In the woods. In the rain. Tied to a tree. Naked.

And that guy from that show Beastmaster comes walking by.

What happens after that? Whatever he wants.

As long as he doesn't want to leave, that is...


Bonus (as in optional): Have you ever gone through a true sexual fantasy? Describe.

I try to take as many of my sexual fantasies and turn them into real life sexual realities as is possible (See #2).

However, if a cop is going to walk into one of your real life sexual realities, it's best if he's a "fantasy cop" and not the real deal.

And if he is the "real deal," you better hope that he's a nice guy and is going to let you off with a warning.

And if he does let you off with a warning, follow my lead, listen to the warning and never take your clothes off in an alley again just because a man dared you.

You don't always have to choose "Dare," you know. "Truth" is an option.

5 comments:

Polt said...

I was really expecting some elaboration on question #2 answers. Maybe a seperate post...or seveal seperate posts?

HUGS...

Java said...

LOL! You lead an interesting life, Stephen.

Aaron said...

"You don't always have to choose "Dare," you know. "Truth" is an option."
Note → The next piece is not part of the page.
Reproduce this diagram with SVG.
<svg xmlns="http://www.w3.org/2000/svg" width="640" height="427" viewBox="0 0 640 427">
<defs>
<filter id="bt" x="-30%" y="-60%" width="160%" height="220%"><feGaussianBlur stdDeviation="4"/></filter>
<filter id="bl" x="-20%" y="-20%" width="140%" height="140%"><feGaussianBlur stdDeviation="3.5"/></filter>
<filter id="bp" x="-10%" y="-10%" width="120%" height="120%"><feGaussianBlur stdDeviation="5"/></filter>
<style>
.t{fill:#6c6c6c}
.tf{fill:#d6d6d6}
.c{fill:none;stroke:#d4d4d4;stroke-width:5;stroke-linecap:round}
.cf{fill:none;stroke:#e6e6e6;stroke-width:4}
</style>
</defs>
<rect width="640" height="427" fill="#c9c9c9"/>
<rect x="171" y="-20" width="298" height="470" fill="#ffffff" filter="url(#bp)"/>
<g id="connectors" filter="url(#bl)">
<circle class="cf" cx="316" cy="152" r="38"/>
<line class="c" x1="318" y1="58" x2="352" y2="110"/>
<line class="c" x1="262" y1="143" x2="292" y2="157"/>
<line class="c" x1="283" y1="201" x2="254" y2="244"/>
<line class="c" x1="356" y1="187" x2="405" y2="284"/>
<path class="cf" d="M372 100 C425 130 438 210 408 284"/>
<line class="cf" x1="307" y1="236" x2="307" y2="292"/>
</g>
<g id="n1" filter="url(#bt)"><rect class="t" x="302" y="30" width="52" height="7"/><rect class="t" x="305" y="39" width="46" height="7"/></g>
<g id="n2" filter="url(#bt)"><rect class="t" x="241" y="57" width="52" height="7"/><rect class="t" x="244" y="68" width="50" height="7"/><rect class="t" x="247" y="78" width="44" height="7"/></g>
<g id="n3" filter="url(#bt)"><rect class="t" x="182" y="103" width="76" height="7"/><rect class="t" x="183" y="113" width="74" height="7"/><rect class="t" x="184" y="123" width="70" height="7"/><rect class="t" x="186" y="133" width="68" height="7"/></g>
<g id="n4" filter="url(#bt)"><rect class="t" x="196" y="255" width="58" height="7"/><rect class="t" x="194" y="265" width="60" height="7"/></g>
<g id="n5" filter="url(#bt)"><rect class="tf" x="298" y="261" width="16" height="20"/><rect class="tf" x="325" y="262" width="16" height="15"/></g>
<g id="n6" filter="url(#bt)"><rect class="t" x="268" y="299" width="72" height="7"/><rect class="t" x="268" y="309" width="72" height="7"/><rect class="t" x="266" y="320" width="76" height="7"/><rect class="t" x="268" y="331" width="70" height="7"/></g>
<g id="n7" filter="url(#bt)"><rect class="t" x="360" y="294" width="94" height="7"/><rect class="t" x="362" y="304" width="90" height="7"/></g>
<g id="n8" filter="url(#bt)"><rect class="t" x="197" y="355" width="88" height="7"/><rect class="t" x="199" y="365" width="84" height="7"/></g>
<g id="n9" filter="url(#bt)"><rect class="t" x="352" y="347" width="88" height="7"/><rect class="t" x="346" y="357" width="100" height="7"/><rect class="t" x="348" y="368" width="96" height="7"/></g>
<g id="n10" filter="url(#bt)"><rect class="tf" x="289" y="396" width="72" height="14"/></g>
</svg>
I wish someone had told me that before I paraded through downtown Peoria dressed as a nun. (It WAS Halloween, however, which may have saved my reputation.)

(Batavia?? Really?!!)

You sound like lots of fun, Stephen...more than any of us ever dreamed of. We hope to go camping with you someday...

Palm Springs Savant said...

this is quite the topic. I expecially enjoyd #2....

dirkmancuso said...

That BEASTMASTER guy is now Cane Ashby on YOUNG AND THE RESTLESS.

And his acting hasn't improved one iota.